On U.S. Cuba Relations

An excerpt from Terrence Cannon’s book:
REVOLUTIONARY CUBA
Thomas Y. Crowell, New York
© 1981 by Terrence Cannon | Page 109

There is no mystery about what happened between the United States and the Cuban Revolution. The morning Batista fled, two forces came into head-on conflict: the needs of the Cuban people versus the economic policies of the United States corporations that owned the factories and fields of Cuba. As economist Edward Boorstein, who served as an adviser to the revolutionary government, wrote, “The victory over Batista meant that the Cuban people had done away with the local overseer; now they confronted the owner of the plantation--American Imperialism.”

The word imperialism will recur often from now on. What do the Cubans mean when they use it?

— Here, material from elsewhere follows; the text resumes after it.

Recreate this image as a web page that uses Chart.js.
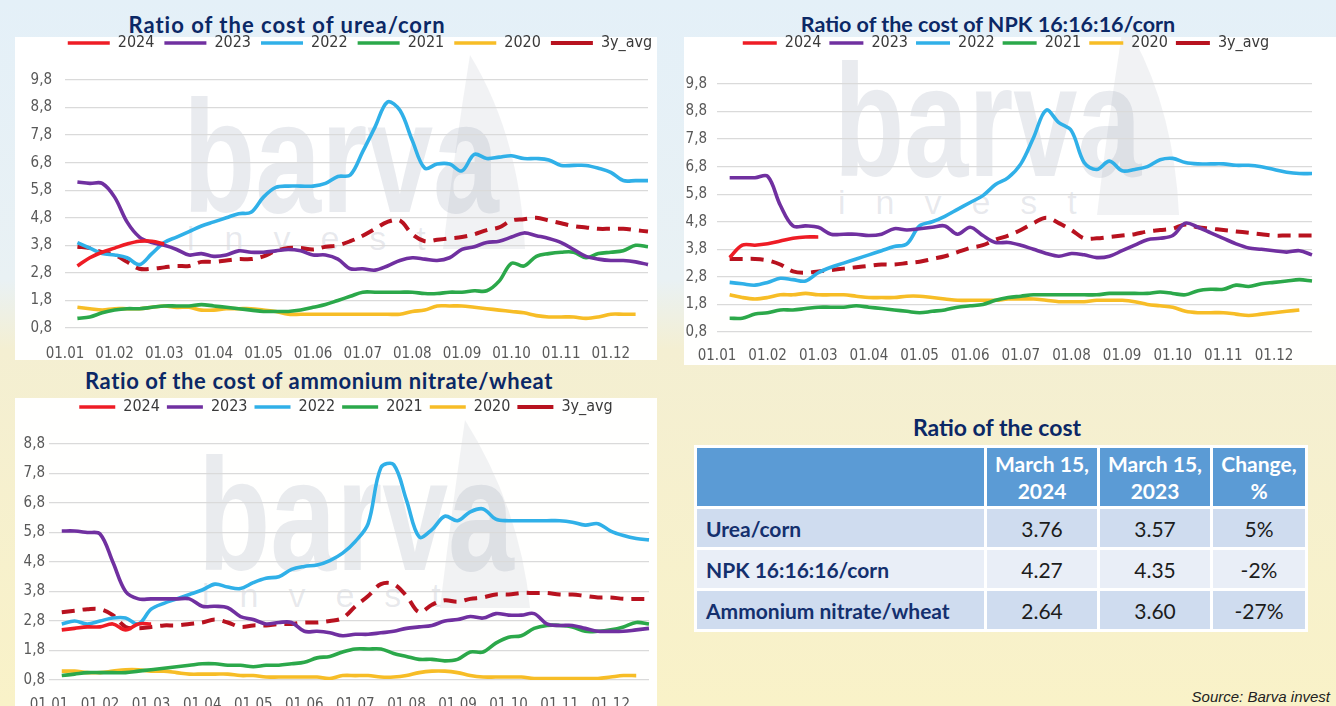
<!DOCTYPE html>
<html>
<head>
<meta charset="utf-8">
<script src="https://cdn.jsdelivr.net/npm/chart.js@4.4.1/dist/chart.umd.min.js"></script>
<style>
  body {
    margin: 0; width: 1336px; height: 706px; overflow: hidden; position: relative;
    background: linear-gradient(to bottom, #e4f0f8 0px, #e9f1f4 280px, #f4efd2 350px, #f9f2c8 706px);
    font-family: Lato, 'Open Sans', sans-serif;
  }
  .panel { position: absolute; background: rgba(255,255,255,0.97); overflow: hidden; }
  .panel svg { position: absolute; left: 0; top: 0; }
  canvas { position: absolute; }
  .title {
    position: absolute; color: #0b2866; font-weight: bold; white-space: nowrap;
    transform: translate(-50%, -50%); font-family: Lato, sans-serif;
  }
  .wm {
    position: absolute; color: rgba(110,120,145,0.15); font-family: 'Liberation Sans', sans-serif;
    font-weight: bold; white-space: nowrap; transform-origin: left top;
  }
  .wm2 {
    position: absolute; color: rgba(110,120,145,0.16); font-family: 'Liberation Sans', sans-serif;
    white-space: nowrap; letter-spacing: 30px;
  }
  table.cost {
    position: absolute; left: 694px; top: 445px; border-collapse: collapse;
    font-family: Lato, sans-serif; font-size: 21px;
  }
  table.cost td { border: 3px solid #fff; padding: 0; }
  table.cost tr.head td {
    background: #5b9bd5; color: #fff; font-weight: bold; text-align: center;
    height: 58px; line-height: 27px; font-size: 21px;
  }
  table.cost td.lab { color: #14306e; font-weight: bold; text-align: left; padding-left: 9px; }
  table.cost td.val { color: #1c1c1c; text-align: center; }
  table.cost tr.r1 td, table.cost tr.r3 td { background: #cfdcef; height: 38px; }
  table.cost tr.r2 td { background: #e9eef7; height: 38px; }
  .source {
    position: absolute; right: 6px; top: 688px; font-family: 'Liberation Sans', sans-serif;
    font-style: italic; font-size: 15px; color: #222;
  }
</style>
</head>
<body>

<div class="panel" style="left:15px; top:37px; width:642px; height:323px;">
  <svg width="642" height="323"><path d="M 455 18 Q 505 100 510 212 L 428 212 Q 440 110 455 18 Z" fill="rgba(120,130,150,0.10)"/></svg>
  <span class="wm" style="left:168px; top:28px; font-size:160px; transform:scaleX(0.74);">barva</span>
  <span class="wm2" style="left:172px; top:182px; font-size:34px;">invest</span>
</div>
<div class="panel" style="left:684px; top:37px; width:652px; height:328px;">
  <svg width="652" height="328"><path d="M 440 -16 Q 490 66 495 178 L 413 178 Q 425 76 440 -16 Z" fill="rgba(120,130,150,0.10)"/></svg>
  <span class="wm" style="left:150px; top:-8px; font-size:160px; transform:scaleX(0.72);">barva</span>
  <span class="wm2" style="left:154px; top:146px; font-size:34px;">invest</span>
</div>
<div class="panel" style="left:15px; top:398px; width:642px; height:308px;">
  <svg width="642" height="308"><path d="M 450 22 Q 505 110 515 210 L 425 210 Q 437 110 450 22 Z" fill="rgba(120,130,150,0.10)"/></svg>
  <span class="wm" style="left:183px; top:25px; font-size:160px; transform:scaleX(0.74);">barva</span>
  <span class="wm2" style="left:187px; top:178px; font-size:34px;">invest</span>
</div>

<div class="title" style="left:287px; top:24px; font-size:22px; letter-spacing:1px;">Ratio of the cost of urea/corn</div>
<div class="title" style="left:988px; top:24px; font-size:21.5px;">Ratio of the cost of NPK 16:16:16/corn</div>
<div class="title" style="left:319px; top:380px; font-size:22px; letter-spacing:0.6px;">Ratio of the cost of ammonium nitrate/wheat</div>
<div class="title" style="left:997px; top:427px; font-size:23px;">Ratio of the cost</div>

<canvas id="ureaChart" width="642" height="335" style="left:15px; top:25px;"></canvas>
<canvas id="npkChart" width="652" height="338" style="left:684px; top:27px;"></canvas>
<canvas id="nitrateChart" width="642" height="314" style="left:15px; top:392px;"></canvas>

<table class="cost">
  <tr class="head">
    <td style="width:287px;"></td>
    <td style="width:110px;">March 15,<br>2024</td>
    <td style="width:110px;">March 15,<br>2023</td>
    <td style="width:92px;">Change,<br>%</td>
  </tr>
  <tr class="r1"><td class="lab">Urea/corn</td><td class="val">3.76</td><td class="val">3.57</td><td class="val">5%</td></tr>
  <tr class="r2"><td class="lab">NPK 16:16:16/corn</td><td class="val">4.27</td><td class="val">4.35</td><td class="val">-2%</td></tr>
  <tr class="r3"><td class="lab">Ammonium nitrate/wheat</td><td class="val">2.64</td><td class="val">3.60</td><td class="val">-27%</td></tr>
</table>

<div class="source">Source: Barva invest</div>

<script>
// weekly points, month labels shown on the 1st
const months = ['01','02','03','04','05','06','07','08','09','10','11','12'];
const weekDays = ['01','08','15','22'];
const seriesNames = ['2024', '2023', '2022', '2021', '2020', '3y_avg'];
const seriesColors = ['#ee1c25', '#7030a0', '#30b0e8', '#2ba84a', '#f7bd26', '#b8121f'];

// --- urea / corn ---
const urea2024 = [null, 3.05,3.35,3.55,3.7,3.85,3.95,3.95,3.85];
const urea2023 = [null, 6.1,6.05,6.05,5.55,4.65,4.1,3.9,3.8,3.65,3.45,3.5,3.4,3.45,3.6,3.55,3.55,3.6,3.65,3.6,3.45,3.45,3.3,2.95,2.95,2.9,3.05,3.25,3.35,3.3,3.25,3.35,3.65,3.75,3.9,3.95,4.1,4.25,4.15,4.05,3.9,3.65,3.4,3.3,3.25,3.25,3.2,3.1];
const urea2022 = [null, 3.9,3.7,3.5,3.45,3.35,3.1,3.5,3.9,4.1,4.3,4.5,4.65,4.8,4.95,5.0,5.55,5.9,5.95,5.95,5.95,6.05,6.3,6.35,7.2,8.1,9.0,8.7,7.6,6.6,6.75,6.75,6.5,7.1,6.95,7.0,7.05,6.95,6.95,6.9,6.7,6.7,6.7,6.6,6.45,6.15,6.15,6.15];
const urea2021 = [null, 1.15,1.2,1.35,1.45,1.5,1.5,1.55,1.6,1.6,1.6,1.65,1.6,1.55,1.5,1.45,1.4,1.4,1.4,1.45,1.55,1.65,1.8,1.95,2.1,2.1,2.1,2.1,2.1,2.05,2.05,2.1,2.1,2.15,2.15,2.5,3.15,3.05,3.4,3.5,3.55,3.55,3.35,3.5,3.55,3.6,3.8,3.75];
const urea2020 = [null, 1.55,1.5,1.45,1.5,1.5,1.5,1.55,1.6,1.55,1.55,1.45,1.45,1.5,1.5,1.5,1.45,1.4,1.3,1.3,1.3,1.3,1.3,1.3,1.3,1.3,1.3,1.3,1.4,1.45,1.6,1.6,1.6,1.55,1.5,1.45,1.4,1.35,1.25,1.2,1.2,1.2,1.15,1.2,1.3,1.3,1.3];
const ureaAvg = [null, 3.75,3.7,3.55,3.45,3.2,2.95,2.95,3.0,3.05,3.05,3.2,3.2,3.25,3.3,3.3,3.4,3.6,3.7,3.7,3.65,3.75,3.8,3.95,4.15,4.4,4.65,4.7,4.2,3.95,4.0,4.05,4.1,4.2,4.35,4.45,4.7,4.75,4.8,4.7,4.6,4.5,4.45,4.4,4.4,4.4,4.35,4.3];

// --- NPK 16:16:16 / corn ---
const npk2024 = [null, 3.5,3.95,3.95,4.0,4.1,4.2,4.25,4.25];
const npk2023 = [null, 6.4,6.4,6.4,6.45,5.4,4.65,4.65,4.6,4.35,4.35,4.35,4.3,4.35,4.55,4.5,4.55,4.6,4.65,4.35,4.6,4.3,4.05,4.05,3.95,3.8,3.65,3.55,3.65,3.6,3.5,3.55,3.75,3.95,4.15,4.2,4.3,4.75,4.6,4.4,4.2,4.0,3.85,3.8,3.75,3.7,3.75,3.6];
const npk2022 = [null, 2.6,2.55,2.5,2.6,2.75,2.7,2.65,2.95,3.15,3.3,3.45,3.6,3.75,3.9,4.0,4.65,4.8,5.0,5.25,5.5,5.75,6.15,6.4,6.9,7.85,8.85,8.4,8.1,6.95,6.7,7.0,6.65,6.7,6.8,7.05,7.1,6.95,6.9,6.9,6.9,6.85,6.85,6.8,6.7,6.6,6.55,6.55];
const npk2021 = [null, 1.3,1.3,1.45,1.5,1.6,1.6,1.65,1.7,1.7,1.7,1.75,1.7,1.65,1.6,1.55,1.5,1.55,1.6,1.7,1.75,1.8,1.95,2.05,2.1,2.15,2.15,2.15,2.15,2.15,2.15,2.2,2.2,2.2,2.2,2.25,2.2,2.15,2.3,2.35,2.35,2.5,2.45,2.55,2.6,2.65,2.7,2.65];
const npk2020 = [null, 2.15,2.05,2.0,2.05,2.15,2.15,2.2,2.15,2.15,2.15,2.1,2.05,2.05,2.05,2.1,2.1,2.05,2.0,1.95,1.95,1.95,1.95,2.0,2.0,2.0,1.95,1.9,1.9,1.9,1.95,1.95,1.95,1.9,1.8,1.75,1.7,1.55,1.5,1.5,1.5,1.45,1.4,1.45,1.5,1.55,1.6];
const npkAvg = [null, 3.45,3.45,3.45,3.4,3.25,3.0,2.95,3.0,3.05,3.1,3.15,3.2,3.25,3.25,3.3,3.35,3.45,3.55,3.7,3.85,3.95,4.15,4.3,4.5,4.75,4.95,4.75,4.5,4.2,4.2,4.25,4.3,4.35,4.45,4.5,4.55,4.7,4.6,4.55,4.5,4.45,4.4,4.35,4.3,4.3,4.3,4.3];

// --- ammonium nitrate / wheat ---
const nitrate2024 = [null, 2.5,2.55,2.6,2.6,2.7,2.5,2.7,2.7];
const nitrate2023 = [null, 5.85,5.85,5.8,5.75,4.8,3.8,3.55,3.55,3.55,3.55,3.55,3.3,3.3,3.25,2.95,2.85,2.7,2.75,2.75,2.45,2.45,2.4,2.3,2.35,2.35,2.4,2.45,2.55,2.6,2.65,2.8,2.85,2.95,2.9,3.05,3.0,3.0,3.05,2.7,2.65,2.65,2.55,2.45,2.45,2.45,2.5,2.55];
const nitrate2022 = [null, 2.7,2.8,2.7,2.8,2.9,2.9,2.7,3.2,3.4,3.55,3.7,3.85,4.05,3.95,3.9,4.1,4.25,4.3,4.55,4.65,4.7,4.85,5.1,5.5,6.1,8.0,8.1,6.9,5.65,5.9,6.35,6.2,6.5,6.6,6.25,6.2,6.2,6.2,6.2,6.2,6.15,6.05,6.1,5.85,5.7,5.6,5.55];
const nitrate2021 = [null, 0.95,1.0,1.05,1.05,1.05,1.05,1.1,1.15,1.2,1.25,1.3,1.35,1.35,1.3,1.3,1.25,1.3,1.3,1.35,1.4,1.55,1.6,1.75,1.85,1.85,1.85,1.7,1.6,1.5,1.5,1.45,1.5,1.75,1.75,2.05,2.25,2.3,2.55,2.65,2.65,2.6,2.45,2.45,2.5,2.6,2.75,2.7];
const nitrate2020 = [null, 1.1,1.1,1.05,1.05,1.1,1.15,1.15,1.1,1.1,1.05,1.0,1.0,1.0,1.0,0.95,0.95,0.9,0.9,0.9,0.9,0.9,0.85,0.95,0.95,0.95,0.9,0.9,0.95,1.05,1.1,1.1,1.05,0.95,0.9,0.9,0.9,0.9,0.85,0.85,0.85,0.85,0.85,0.85,0.9,0.95,0.95];
const nitrateAvg = [null, 3.1,3.15,3.2,3.2,3.0,2.6,2.55,2.6,2.65,2.65,2.7,2.75,2.85,2.75,2.6,2.65,2.65,2.7,2.7,2.75,2.75,2.8,2.9,3.3,3.65,4.05,4.05,3.65,3.1,3.35,3.5,3.45,3.55,3.6,3.7,3.7,3.75,3.75,3.75,3.7,3.7,3.65,3.6,3.6,3.55,3.55,3.55];

const weekLabels = [];
for (const m of months) for (const d of weekDays) weekLabels.push(d + '.' + m);

const narrow = "'Liberation Sans Narrow', 'DejaVu Sans Condensed', 'Roboto Condensed', Roboto, sans-serif";

function makeChart(id, series, yMax, geo) {
  const datasets = series.map((data, i) => ({
    label: seriesNames[i],
    data: data,
    borderColor: seriesColors[i],
    backgroundColor: seriesColors[i],
    borderWidth: i === 5 ? 4 : 3.6,
    borderDash: i === 5 ? [13, 8] : [],
    pointRadius: 0,
    tension: 0.35,
    fill: false
  }));

  return new Chart(document.getElementById(id), {
    type: 'line',
    data: { labels: weekLabels, datasets: datasets },
    options: {
      responsive: false,
      animation: false,
      layout: { padding: { left: 0, right: geo.padR, top: 0, bottom: 0 } },
      plugins: {
        legend: {
          position: 'top',
          labels: {
            usePointStyle: true,
            pointStyle: 'line',
            pointStyleWidth: geo.boxW,
            padding: geo.itemPad,
            color: '#3a3a3a',
            font: { family: narrow, size: 16 }
          }
        },
        tooltip: { enabled: false }
      },
      scales: {
        x: {
          type: 'category',
          grid: { display: false },
          border: { display: false },
          afterFit: (s) => { s.height = geo.xH; },
          ticks: {
            autoSkip: false,
            maxRotation: 0,
            padding: geo.xPad,
            color: '#595959',
            font: { family: narrow, size: 15 },
            callback: function (val, i) { return i % 4 === 0 ? this.getLabelForValue(val) : ''; }
          }
        },
        y: {
          min: 0.8,
          max: yMax,
          border: { display: false },
          grid: { color: '#dadada', lineWidth: 1.3, drawTicks: false },
          afterFit: (s) => { s.width = geo.yW; },
          ticks: {
            stepSize: 1,
            padding: geo.yPad,
            color: '#595959',
            font: { family: narrow, size: 15 },
            callback: (v) => v.toFixed(1).replace('.', ',')
          }
        }
      }
    },
    plugins: [{
      id: 'legendPlace',
      beforeInit(chart) {
        const fit = chart.legend.fit;
        chart.legend.fit = function () { fit.call(this); this.height = geo.legendH; };
      },
      beforeDraw(chart) {
        chart.legend.left += geo.legendDx;
        chart.legend.right += geo.legendDx;
      }
    }]
  });
}

makeChart('ureaChart', [urea2024, urea2023, urea2022, urea2021, urea2020, ureaAvg], 9.8,
  { legendH: 55, legendDx: 27, boxW: 42, itemPad: 10, yW: 50, yPad: 13, xH: 32, xPad: 9, padR: 6 });
makeChart('npkChart', [npk2024, npk2023, npk2022, npk2021, npk2020, npkAvg], 9.8,
  { legendH: 57, legendDx: 8, boxW: 34, itemPad: 8, yW: 33, yPad: 10, xH: 33, xPad: 7, padR: 24 });
makeChart('nitrateChart', [nitrate2024, nitrate2023, nitrate2022, nitrate2021, nitrate2020, nitrateAvg], 8.8,
  { legendH: 52, legendDx: 10, boxW: 36, itemPad: 7, yW: 34, yPad: 4, xH: 26, xPad: 8, padR: 0 });
</script>
</body>
</html>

The natural development of capitalism in the nineteenth and twentieth centuries concentrated economic power in a few monopoly corporations and banks. Nowhere is this fusion of industrial and financial power so advanced as in the United States. This is imperialism: the most advanced, monopolized stage of capitalism.

There came a point late in the nineteenth century, when the monopolies began to search outside the boundaries of the United states for profitable ways to invest their wealth and sell their products. That was when the sugar trust and the Rockefeller and Mellon financial discovered Cuba. The effect on the Cuban economy, as described by Boorstein, was disastrous:

The monopolies did not deliberately plot to strangle Cuba. They simply acted naturally. They made sure of the land labor they needed, took control of mineral resources the way monopolies do everywhere, secured easy access into Cuba for their exports. They took control of resources and markets not only for their own use but to deny them to others. And just by being themselves, by taking normal advantage of their size and strength to promote their interests, the monopolies could not help but strangle the Cuban economy.

From January 1, 1959, therefore, the question became, Who is going to determine what happens in Cuba—the people of Cuba or the government and business interests of the United States? If the Revolution was going to carry out the radical reforms it had been promising since 1953, a clash was inevitable.